All GABA concentration levels as shown in Table 1 were normalized to the first baseline pre-stimulation measurement before running statistical analyses. The second pre-stimulation measure served as control for spontaneous fluctuations of GABA concentration irrespective of experimental manipulations. To verify that the voxels of interest (VOI) were equivalent pre- and post-tDCS, a set of mixed ANOVAs was conducted to examine any changes in grey and white matter fractions (as shown in Table 2) within each VOI. The ANOVA included the within-subject factor time (pre- vs. post-tDCS) and the between-subject factor tDCS polarity (anodal vs. sham). The analyses confirmed that in all cases there were no significant main or interaction effects (all p > 0.05). These analyses confirm that tissue fractions pre- and post-tDCS did not differ.

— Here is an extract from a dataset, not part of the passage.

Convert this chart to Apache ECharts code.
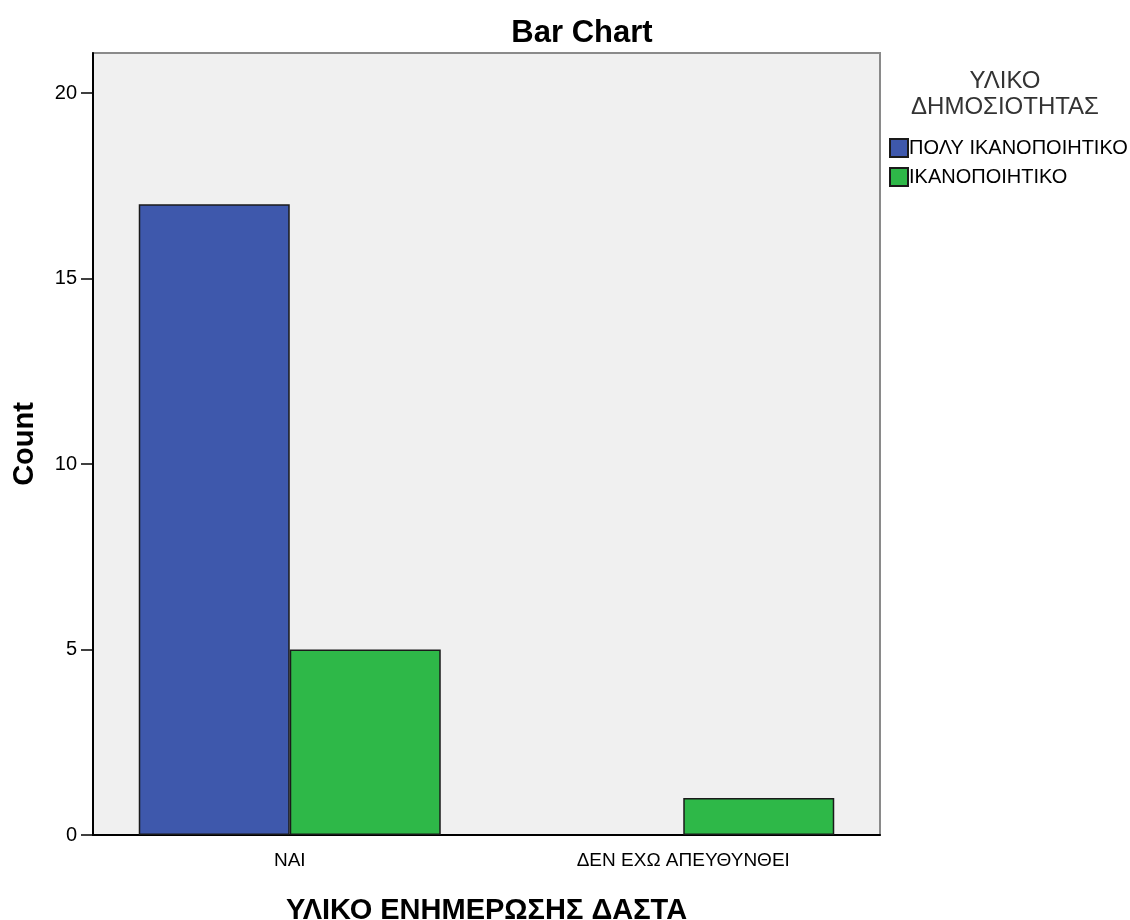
<!DOCTYPE html>
<html>
<head>
<meta charset="utf-8">
<script src="https://cdn.jsdelivr.net/npm/echarts@6/dist/echarts.min.js"></script>
<style>html,body{margin:0;padding:0;background:#fff}#c{width:1130px;height:920px}</style>
</head>
<body>
<div id="c"></div>
<script>
const categories = ['ΝΑΙ', 'ΔΕΝ ΕΧΩ ΑΠΕΥΘΥΝΘΕΙ'];
const seriesNames = ['ΠΟΛΥ ΙΚΑΝΟΠΟΙΗΤΙΚΟ', 'ΙΚΑΝΟΠΟΙΗΤΙΚΟ'];
const valuesVerySatisfactory = [17, null];
const valuesSatisfactory = [5, 1];
const yTicks = [0, 5, 10, 15, 20];
const chartTitle = 'Bar Chart';
const legendTitle = 'ΥΛΙΚΟ\nΔΗΜΟΣΙΟΤΗΤΑΣ';
const xName = 'ΥΛΙΚΟ ΕΝΗΜΕΡΩΣΗΣ ΔΑΣΤΑ';
const yName = 'Count';

const font = '"Liberation Sans", Arial, sans-serif';
const chart = echarts.init(document.getElementById('c'), null, {renderer: 'canvas'});
chart.setOption({
  animation: false,
  textStyle: {fontFamily: font},
  title: [
    {text: chartTitle, left: 577, top: 13, textAlign: 'center',
     textStyle: {fontFamily: font, fontSize: 31, fontWeight: 'bold', color: '#000'}},
    {text: legendTitle, left: 1000, top: 63, textAlign: 'center',
     textStyle: {fontFamily: font, fontSize: 24, fontWeight: 'normal', color: '#333', lineHeight: 26}}
  ],
  legend: {
    orient: 'vertical', left: 884, top: 133, itemWidth: 18, itemHeight: 18, itemGap: 9,
    icon: 'rect', data: seriesNames,
    textStyle: {fontFamily: font, fontSize: 20, color: '#000', padding: [0, 0, 0, -4]}
  },
  grid: {left: 93, right: 250, top: 53, bottom: 85, show: true, outerBoundsMode: 'none', containLabel: false,
         backgroundColor: '#f0f0f0', borderColor: '#8a8a8a', borderWidth: 2},
  xAxis: {
    type: 'category', data: categories,
    name: xName, nameLocation: 'middle', nameGap: 61, nameMoveOverlap: false,
    nameTextStyle: {fontFamily: font, fontSize: 29, fontWeight: 'bold', color: '#000'},
    axisLine: {lineStyle: {color: '#000', width: 2}},
    axisTick: {alignWithLabel: true, length: 11, lineStyle: {color: '#000', width: 1.5}},
    axisLabel: {fontFamily: font, fontSize: 19, color: '#000', margin: 16}
  },
  yAxis: {
    type: 'value', min: 0, max: 21.08, interval: 5,
    name: yName, nameLocation: 'middle', nameGap: 54, nameRotate: 90, nameMoveOverlap: false,
    nameTextStyle: {fontFamily: font, fontSize: 29, fontWeight: 'bold', color: '#000'},
    axisLine: {show: true, lineStyle: {color: '#000', width: 2}},
    axisTick: {show: true, length: 12, customValues: yTicks, lineStyle: {color: '#000', width: 1.5}},
    axisLabel: {fontFamily: font, fontSize: 20, color: '#000', margin: 16, customValues: yTicks},
    splitLine: {show: false}
  },
  series: [
    {name: seriesNames[0], type: 'bar', data: valuesVerySatisfactory, barWidth: 151, barGap: '0%',
     itemStyle: {color: '#3e58ac', borderColor: '#1a1a1a', borderWidth: 1.5}},
    {name: seriesNames[1], type: 'bar', data: valuesSatisfactory, barWidth: 151, barGap: '0%',
     itemStyle: {color: '#2eb848', borderColor: '#1a1a1a', borderWidth: 1.5}}
  ]
});
</script>
</body>
</html>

Table 1 Mean GABA concentrations related to anodal and sham tDCS.
Table 2 Mean Grey Matter, White Matter and CSF values.

MRS data analysis

The freely available software package TARQUIN (Totally Automatic Robust Quantitation in NMR, version 4.3.5) was used to quantify RDA files containing MRS data. This tool utilizes a linear combination of basis functions to perform a fully automatic analysis of spectra49 and its reliability is comparable with other spectral quantification methods (O’Gorman et al., 2011). The free induction decay signal (FID) was zero filled to twice its original length to obtain reference at a higher precision. The residual water signal was then filtered out by fitting and removing Gaussian peaks around the water frequency using hankel singular value decomposition techniques. The spectrum was then frequency and phased corrected with respect to both the zero- and first-order phase. To analyze MEGA-PRESS data, TARQUIN models the GABA peak as composed by two single Gaussians46. The unsuppressed water scan was used as internal reference to find the absolute value of GABA concentration. The 3-ppm GABA peak in the difference spectrum was fitted using a two single Gaussian and quantified relative to water. The final spectral quality was assessed using Cramér-Rao-Lower-Bounds50 minimum possible variance on a fit parameter. Only data (as shown in Fig. 4) that had Cramér-Rao-Lower-Bounds values of less than ≤20% were included in the analysis. The concentration of GABA was corrected for the proportion of grey matter within the voxel using the MPRAGE anatomical image13. The voxel fraction of CSF, gray matter, and white matter were calculated after generation of a binary mask of the MRS voxel created with the same imaging matrix as the T1-weighted anatomical image, using Gannet’s51 integrated voxel-to-image coregistration and segmentation of the anatomical image using Segment in SPM1252.

Figure 4
figure 4

An edited spectrum from a single subject shows characteristic peaks for GABA after application of a linear combination model using TARQUIN to perform a fully automatic fit of spectra. The acquired spectrum is plotted in black and the fit in red. Below and above the acquired spectrum are the baseline and residual shown respectively.